I was now sitting at the kitchen table in my empty apartment, maybe three weeks sober from my last slip. I was so edgy I could neither carry on a conversation for very long nor watch a TV program. I literally could not stand to be in a drugstore for any reason. The advertisements for the U-100 Insulin syringes on the walls were too much for my mental state to handle. I was defeated and could go no further. I didn’t want to go further. I couldn’t take it any more. I had finally hit bottom. I opened this book that I had spent all my life cynically despising for its hayseed adherents and flipped it open to the red print. I started reading again the words of this Hebrew Messiah whose words they print in that different color.
“Come unto me all ye who are heavy laden, and I will give you rest.”
That did it. I started to cry. I fell onto floor and proceeded to go deep into the headwaters of the grief. I suddenly saw myself: A terribly ugly, weak, evil creature. I saw there was not a single good thing in me. I was a lie and selfish and small and a failure and a coward. The worst part in seeing through this spiritual eye was that there wasn’t a single thing I could do to fundamentally change this creation that I had become. This is what I am. Those acidic juices that burn through the skin’s surface to erupt in sores were in me by the bucketful, replenishing themselves through a dynamic, living fountainhead that was a mechanism, and therfore would not and could not dry up. Any change-for-the-better was simply to be a dollop of egoism dropped into this pool of acid. This is who I was.
I yearned for release, and from deep within my solar plexus wrenched out something along the lines of “Jesus, help me. If you’re alive, and I believe you are alive, I pray you are, help me, forgive me, change me. I can’t do anything. I can’t do anything...” And I cried all the more, and as I went into an unashamed delirium of weeping with my face in the carpet in my empty apartment, a light shown briefly at the end of my mind’s long dark tunnel. I knew in some way I couldn’t explain that I had believed in something real, and had found something real, inner and beyond, yet not of this world.
When I stood up I knew I had hope, and the feeling stayed with me while I blew my nose, wiped my eyes, farted, took a pee, thought of jerking off, turned the TV on and off, had something to eat and ultimately returned to reading the bible right up until the next AA meeting.
Almost all AA meetings involve the opportunity for individuals to speak as participants, but there are special “speaker meetings,” where (special?) people with something (special?) to say would be asked to speak alone. A speaker meeting was coming that appeared to be a big deal to many of my new-found AA acquaintances. I noticed this speaker seemed to engender respect from these guys, and these guys didn’t give respect easily. That much got my attention.
Well, I guess I’ll get my ass over to the meeting and see what these bumpkins have to say.
I got there and found, amongst the huge crowd, some faces I recognized. I discovered that the speaker is in everyday life a low-paid service worker. I had kind of expected that the speaker would be someone of prestige, that I could “look up to.” A degreed individual, a published author, someone in a position with some title or honor. I mean, he has to have something important and significant to share, doesn’t he? I mean, really… Who cares what he thinks if all he can do is sweep floors and not get drunk… Wasn’t that obvious?"
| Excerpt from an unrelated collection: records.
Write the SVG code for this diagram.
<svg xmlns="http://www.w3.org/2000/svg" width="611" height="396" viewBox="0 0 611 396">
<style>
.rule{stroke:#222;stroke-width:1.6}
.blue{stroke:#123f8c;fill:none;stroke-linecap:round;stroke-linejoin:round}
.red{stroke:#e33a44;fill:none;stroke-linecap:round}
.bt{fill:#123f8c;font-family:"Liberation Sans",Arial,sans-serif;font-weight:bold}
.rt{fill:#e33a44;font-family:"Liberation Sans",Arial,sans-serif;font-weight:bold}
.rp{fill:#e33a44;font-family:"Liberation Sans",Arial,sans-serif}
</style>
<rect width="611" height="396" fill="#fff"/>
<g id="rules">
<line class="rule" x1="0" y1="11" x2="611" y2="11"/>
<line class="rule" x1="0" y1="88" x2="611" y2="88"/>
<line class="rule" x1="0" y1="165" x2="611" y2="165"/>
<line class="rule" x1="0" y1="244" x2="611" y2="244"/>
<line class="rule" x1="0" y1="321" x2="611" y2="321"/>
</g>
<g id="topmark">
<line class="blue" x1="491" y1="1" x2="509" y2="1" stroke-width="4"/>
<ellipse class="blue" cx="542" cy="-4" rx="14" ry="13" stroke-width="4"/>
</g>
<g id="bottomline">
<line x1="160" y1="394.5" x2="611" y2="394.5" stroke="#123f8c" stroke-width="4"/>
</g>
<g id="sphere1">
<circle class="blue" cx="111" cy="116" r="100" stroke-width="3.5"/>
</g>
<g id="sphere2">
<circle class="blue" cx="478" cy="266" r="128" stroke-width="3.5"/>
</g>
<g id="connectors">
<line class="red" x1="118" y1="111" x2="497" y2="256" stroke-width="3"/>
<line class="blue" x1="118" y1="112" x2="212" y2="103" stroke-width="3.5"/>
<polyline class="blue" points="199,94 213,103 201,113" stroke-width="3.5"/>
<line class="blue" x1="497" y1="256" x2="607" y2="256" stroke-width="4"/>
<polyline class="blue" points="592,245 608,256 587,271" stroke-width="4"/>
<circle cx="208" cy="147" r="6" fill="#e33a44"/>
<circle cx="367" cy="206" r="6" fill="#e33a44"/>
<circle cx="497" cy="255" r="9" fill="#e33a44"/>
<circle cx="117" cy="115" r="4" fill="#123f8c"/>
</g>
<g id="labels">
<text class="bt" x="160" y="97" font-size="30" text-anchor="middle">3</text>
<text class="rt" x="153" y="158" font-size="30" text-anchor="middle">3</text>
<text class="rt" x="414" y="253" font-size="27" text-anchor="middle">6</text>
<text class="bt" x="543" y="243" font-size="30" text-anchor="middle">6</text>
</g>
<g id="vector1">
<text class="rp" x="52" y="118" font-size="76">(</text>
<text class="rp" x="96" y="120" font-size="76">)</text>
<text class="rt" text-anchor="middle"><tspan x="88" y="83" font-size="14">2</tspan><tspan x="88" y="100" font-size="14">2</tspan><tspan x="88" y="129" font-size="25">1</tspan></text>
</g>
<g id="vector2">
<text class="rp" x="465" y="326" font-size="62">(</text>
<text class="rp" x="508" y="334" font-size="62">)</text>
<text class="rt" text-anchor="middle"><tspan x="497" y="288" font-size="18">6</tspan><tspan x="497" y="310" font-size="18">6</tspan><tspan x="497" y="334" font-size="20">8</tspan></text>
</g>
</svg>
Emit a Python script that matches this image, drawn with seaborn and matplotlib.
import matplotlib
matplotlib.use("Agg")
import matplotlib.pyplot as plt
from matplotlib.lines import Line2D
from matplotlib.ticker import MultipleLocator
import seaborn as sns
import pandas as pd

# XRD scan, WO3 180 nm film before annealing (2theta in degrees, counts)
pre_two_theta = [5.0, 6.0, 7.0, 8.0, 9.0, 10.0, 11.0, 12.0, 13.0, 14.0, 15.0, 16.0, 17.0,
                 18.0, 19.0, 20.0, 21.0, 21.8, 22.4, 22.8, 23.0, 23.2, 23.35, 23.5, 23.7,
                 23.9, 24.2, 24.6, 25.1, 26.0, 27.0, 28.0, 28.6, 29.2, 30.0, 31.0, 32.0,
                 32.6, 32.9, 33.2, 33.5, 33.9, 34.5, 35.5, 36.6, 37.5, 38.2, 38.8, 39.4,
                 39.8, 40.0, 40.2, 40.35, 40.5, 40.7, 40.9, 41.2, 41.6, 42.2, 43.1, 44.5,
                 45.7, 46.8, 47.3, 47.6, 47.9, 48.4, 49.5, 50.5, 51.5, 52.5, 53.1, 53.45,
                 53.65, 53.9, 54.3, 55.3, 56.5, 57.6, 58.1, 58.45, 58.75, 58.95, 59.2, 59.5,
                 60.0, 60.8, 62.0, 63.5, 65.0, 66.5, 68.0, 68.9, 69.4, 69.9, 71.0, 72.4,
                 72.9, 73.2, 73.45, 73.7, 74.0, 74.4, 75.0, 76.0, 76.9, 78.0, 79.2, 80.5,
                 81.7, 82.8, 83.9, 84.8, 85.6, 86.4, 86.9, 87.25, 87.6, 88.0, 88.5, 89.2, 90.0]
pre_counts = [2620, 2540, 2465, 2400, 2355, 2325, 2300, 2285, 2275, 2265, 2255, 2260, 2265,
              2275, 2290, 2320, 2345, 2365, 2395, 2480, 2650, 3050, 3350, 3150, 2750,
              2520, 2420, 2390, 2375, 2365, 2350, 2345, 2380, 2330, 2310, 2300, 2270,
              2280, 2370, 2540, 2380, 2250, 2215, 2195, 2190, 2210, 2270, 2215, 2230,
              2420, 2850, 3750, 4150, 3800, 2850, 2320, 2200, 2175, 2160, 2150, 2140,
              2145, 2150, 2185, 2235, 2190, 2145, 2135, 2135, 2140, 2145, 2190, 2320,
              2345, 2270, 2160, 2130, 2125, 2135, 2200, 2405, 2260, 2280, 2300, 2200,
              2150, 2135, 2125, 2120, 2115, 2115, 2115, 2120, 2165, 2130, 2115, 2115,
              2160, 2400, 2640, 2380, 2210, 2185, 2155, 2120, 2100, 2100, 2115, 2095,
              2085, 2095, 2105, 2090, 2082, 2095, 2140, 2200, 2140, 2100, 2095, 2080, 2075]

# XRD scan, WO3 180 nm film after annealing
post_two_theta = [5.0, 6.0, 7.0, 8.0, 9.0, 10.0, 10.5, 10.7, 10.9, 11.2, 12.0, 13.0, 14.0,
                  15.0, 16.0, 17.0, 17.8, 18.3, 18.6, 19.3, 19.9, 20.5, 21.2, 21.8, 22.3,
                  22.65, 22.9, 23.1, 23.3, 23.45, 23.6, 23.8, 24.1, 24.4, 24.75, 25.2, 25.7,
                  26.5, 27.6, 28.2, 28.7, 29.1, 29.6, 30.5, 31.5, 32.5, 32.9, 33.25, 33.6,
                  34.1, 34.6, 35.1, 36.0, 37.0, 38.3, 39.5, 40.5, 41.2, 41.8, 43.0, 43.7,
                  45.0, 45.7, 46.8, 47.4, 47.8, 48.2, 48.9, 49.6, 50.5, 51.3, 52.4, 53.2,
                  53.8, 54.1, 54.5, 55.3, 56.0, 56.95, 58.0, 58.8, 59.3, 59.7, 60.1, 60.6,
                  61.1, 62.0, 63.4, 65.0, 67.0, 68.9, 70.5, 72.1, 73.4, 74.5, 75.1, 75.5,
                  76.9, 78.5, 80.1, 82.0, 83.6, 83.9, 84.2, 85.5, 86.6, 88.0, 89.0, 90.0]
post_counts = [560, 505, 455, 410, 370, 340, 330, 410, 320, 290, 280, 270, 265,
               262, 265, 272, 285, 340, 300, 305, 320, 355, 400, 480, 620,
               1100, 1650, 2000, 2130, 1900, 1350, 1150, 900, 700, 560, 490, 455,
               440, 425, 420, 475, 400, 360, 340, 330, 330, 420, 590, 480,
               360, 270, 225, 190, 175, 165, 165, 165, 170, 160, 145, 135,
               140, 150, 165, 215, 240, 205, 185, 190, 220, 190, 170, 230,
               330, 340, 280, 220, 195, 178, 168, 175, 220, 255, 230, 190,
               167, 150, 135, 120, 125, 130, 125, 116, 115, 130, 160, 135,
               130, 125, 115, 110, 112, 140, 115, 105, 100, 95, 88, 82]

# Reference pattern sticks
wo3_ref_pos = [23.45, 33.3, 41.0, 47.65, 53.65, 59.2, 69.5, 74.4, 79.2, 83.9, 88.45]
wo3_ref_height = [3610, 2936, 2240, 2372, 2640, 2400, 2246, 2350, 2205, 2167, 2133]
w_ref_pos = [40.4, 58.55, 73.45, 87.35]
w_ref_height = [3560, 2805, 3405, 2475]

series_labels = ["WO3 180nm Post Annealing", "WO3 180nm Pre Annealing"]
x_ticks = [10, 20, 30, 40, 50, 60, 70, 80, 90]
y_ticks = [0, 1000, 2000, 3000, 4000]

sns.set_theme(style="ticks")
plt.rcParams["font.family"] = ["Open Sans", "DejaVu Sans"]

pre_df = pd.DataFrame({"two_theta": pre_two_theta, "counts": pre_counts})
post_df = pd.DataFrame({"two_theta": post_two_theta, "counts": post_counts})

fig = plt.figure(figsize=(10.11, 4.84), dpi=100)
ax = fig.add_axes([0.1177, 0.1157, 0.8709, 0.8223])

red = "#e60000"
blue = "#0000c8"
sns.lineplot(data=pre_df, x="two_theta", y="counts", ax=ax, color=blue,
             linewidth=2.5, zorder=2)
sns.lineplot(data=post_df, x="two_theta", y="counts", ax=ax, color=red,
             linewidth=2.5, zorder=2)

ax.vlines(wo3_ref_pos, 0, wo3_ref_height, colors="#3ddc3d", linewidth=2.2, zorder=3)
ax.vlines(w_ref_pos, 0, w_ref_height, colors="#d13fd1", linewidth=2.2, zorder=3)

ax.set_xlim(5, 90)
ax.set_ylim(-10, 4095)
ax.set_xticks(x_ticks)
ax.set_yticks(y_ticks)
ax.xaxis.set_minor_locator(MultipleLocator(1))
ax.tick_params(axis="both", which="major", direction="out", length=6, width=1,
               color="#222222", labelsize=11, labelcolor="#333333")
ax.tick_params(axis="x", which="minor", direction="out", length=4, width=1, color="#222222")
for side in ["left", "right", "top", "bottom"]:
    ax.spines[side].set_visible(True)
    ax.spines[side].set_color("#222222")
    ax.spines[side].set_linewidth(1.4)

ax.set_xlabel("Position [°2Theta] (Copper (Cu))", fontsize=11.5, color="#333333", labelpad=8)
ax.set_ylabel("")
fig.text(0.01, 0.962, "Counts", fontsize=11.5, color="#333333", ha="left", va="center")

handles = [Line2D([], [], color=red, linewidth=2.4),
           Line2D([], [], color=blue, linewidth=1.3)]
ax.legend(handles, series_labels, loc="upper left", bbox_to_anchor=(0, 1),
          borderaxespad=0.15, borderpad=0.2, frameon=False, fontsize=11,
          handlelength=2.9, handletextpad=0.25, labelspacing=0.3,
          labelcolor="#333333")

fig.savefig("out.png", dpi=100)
To be a worker of low rank, my readiness to shoot him down now took on a disappointed condescension as I pigeonholed him into a cheap suit who drank rotgut in the 50’s. This was like watching grade school children put on a serious play. This guy probably never even did acid or smoked a joint. Probably never even heard of Bob Dylan not-to-mention any of the prominent post-Freudian theorists. God, what am I doing here?
As he began to speak, I mentally sneered him up and cynically ripped him down, finally condescending to listen. In spite of myself, I found myself reaching out internally to a point he was making, when suddenly… I was gone.
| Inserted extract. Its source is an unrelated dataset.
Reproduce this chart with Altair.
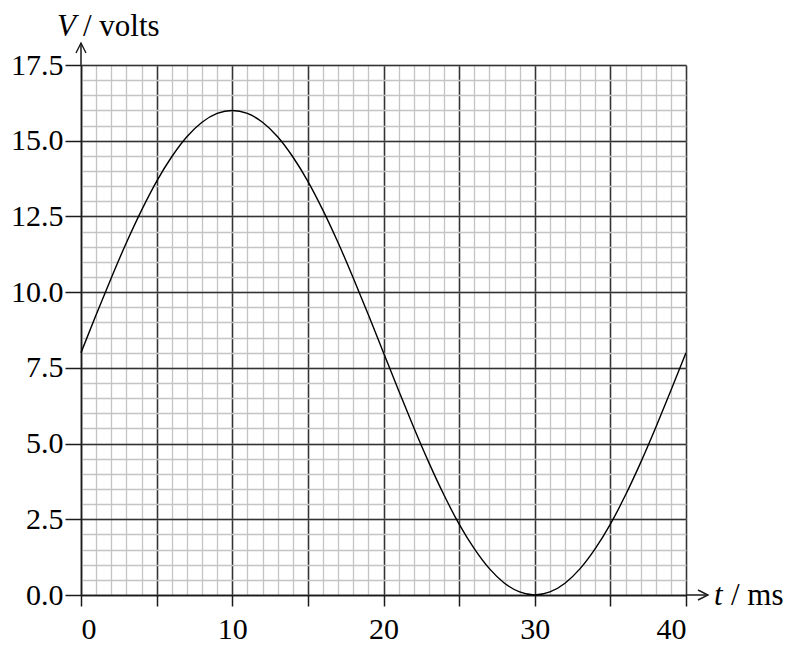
import altair as alt
import pandas as pd

# values
t_ms = list(range(0, 41))
v_volts = [8.00, 9.25, 10.47, 11.63, 12.70, 13.66, 14.47, 15.13, 15.61, 15.90,
           16.00, 15.90, 15.61, 15.13, 14.47, 13.66, 12.70, 11.63, 10.47, 9.25,
           8.00, 6.75, 5.53, 4.37, 3.30, 2.34, 1.53, 0.87, 0.39, 0.10,
           0.00, 0.10, 0.39, 0.87, 1.53, 2.34, 3.30, 4.37, 5.53, 6.75, 8.00]
x_major = [0, 5, 10, 15, 20, 25, 30, 35, 40]
y_major = [0, 2.5, 5, 7.5, 10, 12.5, 15, 17.5]
x_minor = list(range(0, 41))
y_minor = [i * 0.5 for i in range(0, 36)]

df = pd.DataFrame({"t": t_ms, "V": v_volts})

W, H = 605, 530
FONT = "Liberation Serif"
FS = 30
FT = 31

xs = alt.Scale(domain=[0, 40], nice=False, zero=False)
ys = alt.Scale(domain=[0, 17.5], nice=False, zero=False)

base = alt.Chart(df)

minor = base.mark_line(opacity=0).encode(
    x=alt.X("t:Q", scale=xs, axis=alt.Axis(values=x_minor, grid=True, gridColor="#c4c4c4",
                                            gridWidth=1.3, labels=False, ticks=False, domain=False,
                                            title=None, orient="bottom")),
    y=alt.Y("V:Q", scale=ys, axis=alt.Axis(values=y_minor, grid=True, gridColor="#c4c4c4",
                                            gridWidth=1.3, labels=False, ticks=False, domain=False,
                                            title=None, orient="left")),
)

major = base.mark_line(opacity=0).encode(
    x=alt.X("t:Q", scale=xs, axis=alt.Axis(values=x_major, grid=True, gridColor="#333333",
                                            gridWidth=1.5, labels=True, ticks=True, tickSize=11,
                                            tickColor="#1a1a1a", tickWidth=1.5,
                                            domain=True, domainColor="#1a1a1a", domainWidth=1.5,
                                            labelFont=FONT, labelFontSize=FS, labelColor="black",
                                            labelExpr="datum.value % 10 == 0 ? datum.label : ''",
                                            labelPadding=8, format="d", title=None, orient="bottom")),
    y=alt.Y("V:Q", scale=ys, axis=alt.Axis(values=y_major, grid=True, gridColor="#333333",
                                            gridWidth=1.5, labels=True, ticks=True, tickSize=16,
                                            tickColor="#1a1a1a", tickWidth=1.5,
                                            domain=True, domainColor="#1a1a1a", domainWidth=1.5,
                                            labelFont=FONT, labelFontSize=FS, labelColor="black",
                                            labelPadding=2, format=".1f", title=None, orient="left")),
)

curve = base.mark_line(color="black", strokeWidth=1.4, interpolate="monotone").encode(
    x=alt.X("t:Q", scale=xs, axis=None),
    y=alt.Y("V:Q", scale=ys, axis=None),
)

one = alt.Data(values=[{"a": 0}])

y_arrow_line = alt.Chart(one).mark_rule(color="#1a1a1a", strokeWidth=1.5).encode(
    x=alt.value(0), y=alt.value(0), y2=alt.value(-22))
y_arrow_head = alt.Chart(one).mark_point(shape="M -1 2 L 0 0 L 1 2", size=100, filled=False,
                                         color="#1a1a1a", strokeWidth=1.4, opacity=1).encode(
    x=alt.value(0), y=alt.value(-22))
x_arrow_line = alt.Chart(one).mark_rule(color="#1a1a1a", strokeWidth=1.5).encode(
    x=alt.value(W), x2=alt.value(W + 22), y=alt.value(H))
x_arrow_head = alt.Chart(one).mark_point(shape="M -2 -1 L 0 0 L -2 1", size=100, filled=False,
                                         color="#1a1a1a", strokeWidth=1.4, opacity=1).encode(
    x=alt.value(W + 22), y=alt.value(H))

def txt(s, x, y, italic=False):
    return alt.Chart(one).mark_text(align="left", baseline="alphabetic", font=FONT,
                                    fontSize=FT, fontStyle="italic" if italic else "normal",
                                    color="black").encode(
        x=alt.value(x), y=alt.value(y), text=alt.value(s))

title_v = txt("V", -24, -29, italic=True)
title_v2 = txt("/ volts", 2, -29)
title_t = txt("t", W + 28, H + 10, italic=True)
title_t2 = txt("/ ms", W + 45, H + 10)

chart = alt.layer(minor, major, curve, y_arrow_line, y_arrow_head, x_arrow_line, x_arrow_head,
                  title_v, title_v2, title_t, title_t2).resolve_axis(
    x="independent", y="independent").properties(
    width=W, height=H,
    autosize=alt.AutoSizeParams(type="none"),
    padding={"left": 73, "top": 57, "right": 98, "bottom": 50},
).configure_view(stroke=None)

chart.save("out.html", embed_options={"renderer": "svg", "actions": False})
I was in the spirit. I was at that shoreline shooting coke exactly as I had done on my wedding day morning. My arm lay outstretched towards the water, which came up to about a foot from my hand with the syringe in it. The salt in the ocean has been replaced by cocaine, the spirit communicated. All I would ever have to do is lower my syringe into the ocean to draw up and I could have all the cocaine injections I wanted into eternity. The disposition of my soul, that inner dimension deeper than thought and ego, responded: “No, I don’t want it anymore.”
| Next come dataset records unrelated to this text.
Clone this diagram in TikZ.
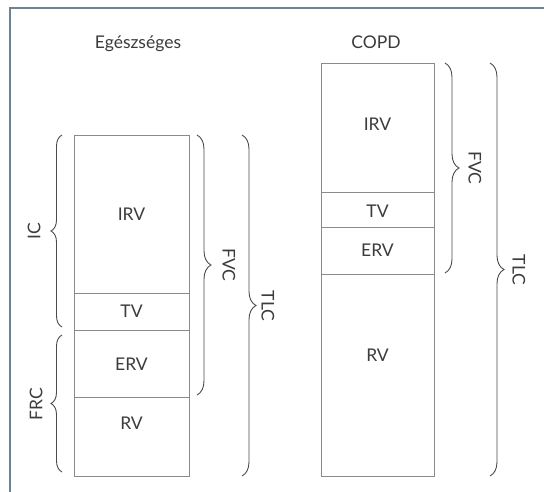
\documentclass[tikz,border=0pt]{standalone}
\usepackage{fontspec}
\setmainfont{Lato}
\usetikzlibrary{decorations.pathreplacing}
\definecolor{frame}{HTML}{6E8296}
\definecolor{boxline}{HTML}{8A8A8A}
\definecolor{txt}{HTML}{3C3C3C}
\definecolor{brc}{HTML}{4A4A4A}
\begin{document}
\begin{tikzpicture}[x=1pt,y=-1pt,
  vol/.style={draw=boxline,line width=1pt},
  lbl/.style={text=txt,font=\fontsize{17.5}{20}\selectfont,inner sep=0pt},
  brlabel/.style={text=txt,font=\fontsize{17.5}{20}\selectfont,inner sep=0pt},
  bracel/.style={draw=brc,line width=0.9pt,decorate,decoration={brace,amplitude=11pt}},
  bracer/.style={draw=brc,line width=0.9pt,decorate,decoration={brace,amplitude=14pt}}]
\useasboundingbox (0,0) rectangle (544,491);
\fill[white] (0,0) rectangle (544,491);
% frame
\draw[frame,line width=1.2pt] (10,500) -- (10,8) -- (560,8);
% titles
\node[lbl] (t1) at (138,44) {Egészséges};
\node[lbl] (t2) at (376,42) {COPD};
% healthy column
\draw[vol] (74,135) rectangle (189,476);
\draw[vol] (74,293) -- (189,293);
\draw[vol] (74,330) -- (189,330);
\draw[vol] (74,397) -- (189,397);
\node[lbl] (irv1) at (131.5,214) {IRV};
\node[lbl] (tv1) at (131.5,311) {TV};
\node[lbl] (erv1) at (131.5,364) {ERV};
\node[lbl] (rv1) at (131.5,423) {RV};
% copd column
\draw[vol] (321,63) rectangle (434,476);
\draw[vol] (321,192) -- (434,192);
\draw[vol] (321,227) -- (434,227);
\draw[vol] (321,274) -- (434,274);
\node[lbl] (irv2) at (377.5,124) {IRV};
\node[lbl] (tv2) at (377.5,211) {TV};
\node[lbl] (erv2) at (377.5,250) {ERV};
\node[lbl] (rv2) at (377.5,355) {RV};
% brace end points
\coordinate (ic1) at (62,327);
\coordinate (ic2) at (62,135);
\coordinate (frc1) at (62,472);
\coordinate (frc2) at (62,335);
\coordinate (fvc1a) at (197,135);
\coordinate (fvc1b) at (197,395);
\coordinate (tlc1a) at (242,135);
\coordinate (tlc1b) at (242,476);
\coordinate (fvc2a) at (445,63);
\coordinate (fvc2b) at (445,273);
\coordinate (tlc2a) at (490,63);
\coordinate (tlc2b) at (490,476);
\draw[bracel] (ic1) -- (ic2);
\draw[bracel] (frc1) -- (frc2);
\draw[bracer] (fvc1a) -- (fvc1b);
\draw[bracer] (tlc1a) -- (tlc1b);
\draw[bracer] (fvc2a) -- (fvc2b);
\draw[bracer] (tlc2a) -- (tlc2b);
% brace labels
\node[brlabel,rotate=90] (ic) at (34,231) {IC};
\node[brlabel,rotate=90] (frc) at (36,404) {FRC};
\node[brlabel,rotate=-90] (fvc1) at (229,265) {FVC};
\node[brlabel,rotate=-90] (tlc1) at (268,306) {TLC};
\node[brlabel,rotate=-90] (fvc2) at (475,168) {FVC};
\node[brlabel,rotate=-90] (tlc2) at (519,270) {TLC};
\end{tikzpicture}
\end{document}
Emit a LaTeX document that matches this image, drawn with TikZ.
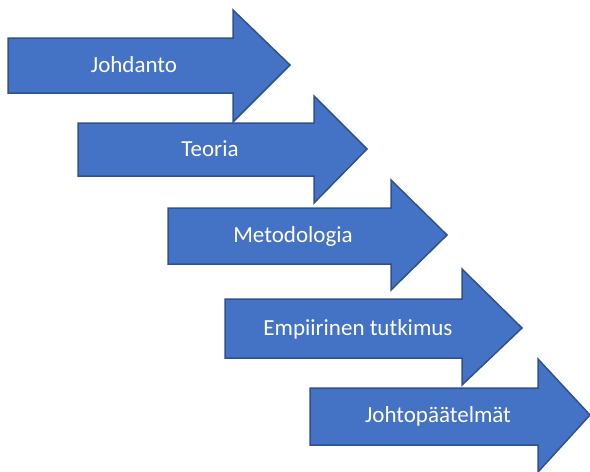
\documentclass[tikz,border=0pt]{standalone}
\usepackage{fontspec}
\setmainfont{Carlito}
\definecolor{arrowfill}{HTML}{4472C4}
\definecolor{arrowline}{HTML}{2F528F}
\begin{document}
\begin{tikzpicture}[x=1pt,y=-1pt,
  stepshape/.style={fill=arrowfill,draw=arrowline,line width=1.5pt,line join=miter},
  steplabel/.style={text=white,inner sep=0pt,anchor=base,font=\fontsize{23}{27}\selectfont}]
\useasboundingbox (0,0) rectangle (590,472);
% each step: body left/top/bottom, head base x, head top/bottom, tip x/y, label x, label
\foreach \n/\l/\t/\b/\h/\ht/\hb/\tx/\ty/\cx/\lab in {
  1/8/38/93/233/10/122/290/65/134/Johdanto,
  2/78/123/176/314/96/203/367/149/210/Teoria,
  3/168/208/264/391/180/290/447/235/293/Metodologia,
  4/225/299/358/462/269/385/522/328/358/Empiirinen tutkimus,
  5/310/388/445/538/359/472/590/415/438/Johtopäätelmät}{
  \path[stepshape] (\l,\t) -- (\h,\t) -- (\h,\ht) -- (\tx,\ty) -- (\h,\hb) -- (\h,\b) -- (\l,\b) -- cycle;
  \node[steplabel] (step\n) at (\cx,\ty+7.5) {\lab};
}
\end{tikzpicture}
\end{document}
I was suddenly back in that uncomfortable AA chair listening to this older soft-spoken man talking about trusting God apart from religion. What was that?
After the talk, I shook his hand, expecting some voice from heaven to communicate with me personally somehow (This is my beloved Son, in whom I am well pleased?), but the speaker appeared to be unaware of the spiritual breakthrough I had had.
Afterwards, I found that when I went into certain meeting halls that had these old paintings depicting hopeless alcoholics praying in some horrible room with “the light” shining down, I would get goosebumps. Something more than mere sobriety had begun.
Not that my madness was over, it was just that it was no longer chemically colored. I knew it was impossible to deal with life as long as alcohol or chemicals were involved, and somehow my desire to be sober had been energized. I wanted to be sober. This was something new and different, and it was interesting to tackle sobriety and move on. I sniffed what it was like to be good, and found the sensation not entirely unpleasant.
The madness in me, however, was going to take different forms and engage my mind and emotions in different struggles to keep my soul in its dark possession. Religion, for example, was right around the corner. If you want to find God, everyone figures church is the only game in town. But sometimes, I found, the game is rigged.